I also found some parallels in Naïve art with Viviane's paintings. Colors intended to evoke feelings more than describe nature. This is accentuated in the titles of the works "How Beautiful My Love Is" and "The Hummingbird That Brought My Love." I would say that the fundamental theme in Viviane’s painting — her Leitmotif—is the uncertainty of existence. By superimposing a painted canvas on an empty frame of a much larger scale, the meaning of freedom is accentuated. The experiment with reality occurs in the course of the work, when reality itself is acquired while searching for aesthetic values.
This is not academic figuration, but rather its exact opposite. In the artist, this is the result of a long and rigorous practice of work that emerges from the openness she has allowed herself to achieve.
The artist reiterates a certain romantic feeling and also attempts, through words, to express a feeling of love and love for others. As if she abandoned the more immediate world around her and built a bridge to this other world.
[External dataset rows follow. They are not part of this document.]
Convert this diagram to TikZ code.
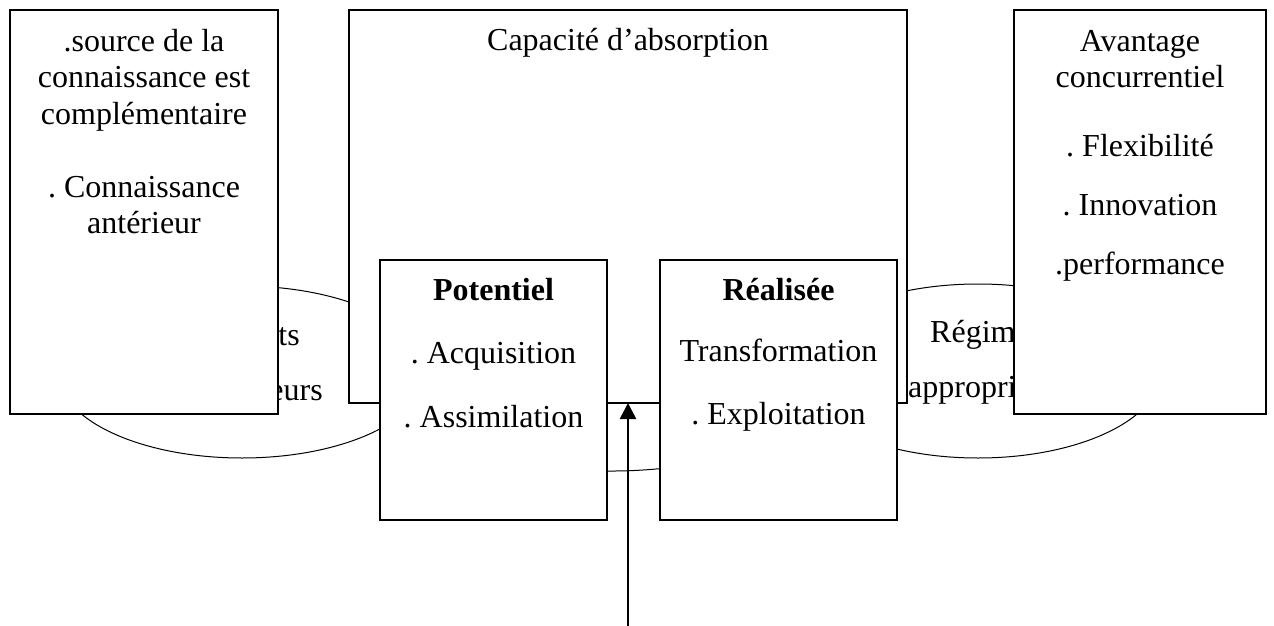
\documentclass[tikz,border=0pt]{standalone}
\usepackage{fontspec}
\setmainfont{Liberation Serif}
\usetikzlibrary{arrows.meta,shapes.geometric}
\frenchspacing
\begin{document}
\begin{tikzpicture}[x=1pt,y=-1pt,
  box/.style={draw, line width=2pt, fill=white, inner sep=0pt, outer sep=0pt},
  ring/.style={draw, ellipse, line width=1pt, inner sep=0pt, outer sep=0pt},
  txt/.style={font=\fontsize{32}{36}\selectfont, inner sep=0pt, anchor=base},
  btxt/.style={txt, font=\fontsize{32}{36}\selectfont\bfseries},
  thinline/.style={line width=1pt},
  arr/.style={line width=2.6pt, -{Triangle[length=16pt,width=16pt]}}]
\fill[white] (0,0) rectangle (1274,626);
\useasboundingbox (0,0) rectangle (1274,626);

% rings lying behind the boxes
\node[ring, minimum width=368pt, minimum height=172pt] (lring) at (242,372) {};
\node[ring, minimum width=366pt, minimum height=174pt] (rring) at (978,371) {};
\coordinate (ma) at (600,471);
\coordinate (mb) at (667,468);
\draw[thinline] (ma) to[bend right=3] (mb);

% ring labels, partly covered by the boxes
\node[txt, anchor=base east] (lr1) at (300,345) {ts};
\node[txt, anchor=base east] (lr2) at (323,400) {eurs};
\node[txt, anchor=base west] (rr1) at (930,342) {Régim};
\node[txt, anchor=base west] (rr2) at (908,397) {appropri};

% boxes
\node[box, minimum width=268pt, minimum height=404pt] (src) at (144,212) {};
\node[box, minimum width=558pt, minimum height=393pt] (cap) at (628,206.5) {};
\node[box, minimum width=252pt, minimum height=404pt] (adv) at (1140,212) {};
\node[box, minimum width=227pt, minimum height=260pt] (pot) at (493.5,390) {};
\node[box, minimum width=237pt, minimum height=260pt] (real) at (778.5,390) {};

% left box text
\node[txt] (s1) at (144,52) {.source de la};
\node[txt] (s2) at (144,88) {connaissance est};
\node[txt] (s3) at (144,124) {complémentaire};
\node[txt] (s4) at (144,197) {. Connaissance};
\node[txt] (s5) at (144,233) {antérieur};

% centre box title
\node[txt] (c1) at (628,51) {Capacité d’absorption};

% right box text
\node[txt] (a1) at (1140,52) {Avantage};
\node[txt] (a2) at (1140,88) {concurrentiel};
\node[txt] (a3) at (1140,156) {. Flexibilité};
\node[txt] (a4) at (1140,215) {. Innovation};
\node[txt] (a5) at (1140,274) {.performance};

% inner boxes text
\node[btxt] (p1) at (493.5,300) {Potentiel};
\node[txt] (p2) at (493.5,363) {. Acquisition};
\node[txt] (p3) at (493.5,427) {. Assimilation};
\node[btxt] (q1) at (778.5,300) {Réalisée};
\node[txt] (q2) at (778.5,361) {Transformation};
\node[txt] (q3) at (778.5,424) {. Exploitation};

% arrow pointing up at the centre box
\coordinate (foot) at (628,626);
\draw[arr] (foot) -- (cap.south);
\end{tikzpicture}
\end{document}
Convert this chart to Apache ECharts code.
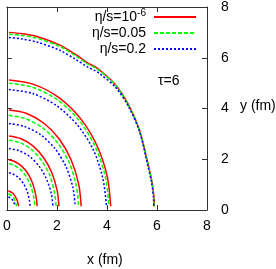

After this, the images created become unstable and cross a bridge between nature and spirit.
The accumulation of pictorial matter sometimes purposefully ignores the brushstroke, creating an expressionist density. There is an inherent anxiety in each painting, a quasi-drama in which mangrove-like roots appear uprooted and resemble the feet of birds floating in the air.
In this apparent pictorial spontaneity lies a total responsibility. And Viviane Teixeira goes from spontaneity to the rigor of the idea, and from the idea to the paint – the material.